Chevrolet Corvette ZR1X Leads Indy Into Beautifully Controlled Chaos
- Nick "Car Sick" Cavanaugh

- Apr 29
- 3 min read
The 110th Indianapolis 500 gets a 1,250 horsepower pace car, because apparently calm leadership now requires twin turbos, electric assist, and the emotional profile of a caffeinated bald eagle.

The Chevrolet Corvette ZR1X will pace the 110th Indianapolis 500, giving the most famous race in America a lead vehicle that seems less like a pace car and more like a very expensive warning from the future.
For a job that traditionally involves guiding 33 race cars safely to the green flag, Chevrolet has selected a 1,250 horsepower hypercar capable of reaching speeds that would make most family sedans develop a stress rash. Subtle? No. Appropriate? Strangely, yes.
The Chevrolet Corvette ZR1X brings a twin turbo V8, electric front axle power, all wheel drive grip, and enough engineering ambition to make physics quietly update its resume. It can sprint from zero to 60 in under two seconds, which is less of an acceleration figure and more of a brief spiritual event.
“We wanted a pace car that could lead the field with confidence,” said Chuck Oversteer, senior vice president of ceremonial velocity. “Then someone asked, what if confidence had 1,250 horsepower and unresolved issues?”
The ZR1X will arrive dressed for the occasion with a patriotic visual theme honoring America’s 250th anniversary. The result is red, white, and blue performance theater wrapped around a car that looks like it was designed by a flag, a fighter jet, and someone who has never once said, “maybe that is enough horsepower.”
One side wears Arctic White. The other side brings Admiral Blue. Red accents tie everything together, creating a rolling tribute to America that also happens to be capable of making nearby brake pads question their faith.
“It is tasteful, historic, and mildly threatening,” said Marla Downforce, executive director of patriotic aero drama. “Exactly what you want in a pace car, or a fireworks show with cupholders.”
The Chevrolet Corvette ZR1X will also carry serious track hardware, including aggressive aerodynamic equipment designed to keep the car planted when the speedometer starts behaving like it has something to prove. There are front dive planes, underbody aero pieces, and a rear wing that looks prepared to manage a small weather system.
That matters because the Indianapolis 500 is not exactly a casual Sunday cruise. The pace car has to lead the field with precision, composure, and the quiet understanding that behind it are 33 drivers waiting to turn patience into velocity.
“The pace car’s job is to maintain order,” said Dale Apexington, chief consultant for controlled panic. “Using the ZR1X for that role is like hiring a dragon to supervise a candle shop. Technically effective. Emotionally complicated.”
Inside, the ZR1X continues the patriotic theme with blue seating, red seat belts, and performance details that gently remind occupants they are not in a normal car. They are in a machine that could probably make a passenger remember every questionable purchase they have ever made.

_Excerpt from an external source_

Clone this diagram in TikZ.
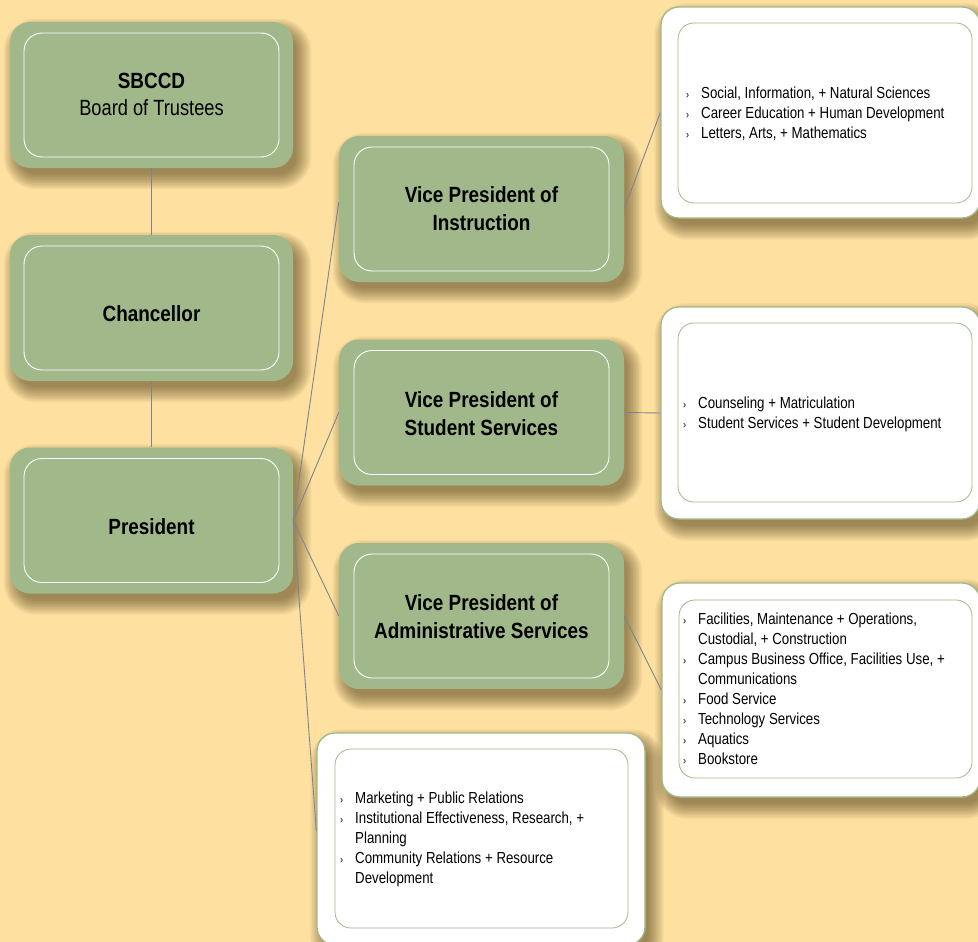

The honorary pace car driver will have the rare privilege of guiding the field before pulling away and letting the actual race begin. It is a glamorous assignment, but also one that likely comes with a very specific internal monologue.
“Smile, wave, breathe, do not become a cautionary documentary,” said Brock Throttleman, director of public appearances and mild terror. “That is the whole strategy.”
The Corvette has long been tied to the Indianapolis 500, and the ZR1X continues that relationship with maximum volume. It is not showing up as a quiet tribute. It is showing up as a carbon fiber handshake delivered at unreasonable speed.
There is something deeply funny about a pace car this powerful being asked to keep everyone calm. This is a car that could make a racetrack feel underdressed. Yet somehow, it fits the event perfectly. The Indianapolis 500 has always been about spectacle, speed, tradition, and machines built by people who looked at normal limits and said, “adorable.”
“This is not transportation,” said Linda Horsepowerton, senior analyst of expensive decisions. “This is a national anthem with launch control.”
When the Chevrolet Corvette ZR1X leads the field to green, it will do more than start a race. It will set the tone for one of motorsports’ biggest stages with absurd power, sharp styling, and the kind of confidence that makes other vehicles whisper among themselves.
By the time it exits the track, the ZR1X will have completed its official duty. The race cars will take over. The crowd will roar. The broadcast will cut to action. Somewhere, a tire engineer will stare into the middle distance.
The Chevrolet Corvette ZR1X is not just pacing the 110th Indianapolis 500.
It is arriving as a patriotic, twin turbo, all wheel drive thunderclap that politely asks the field to follow along before unleashing an entire afternoon of glorious, expensive chaos.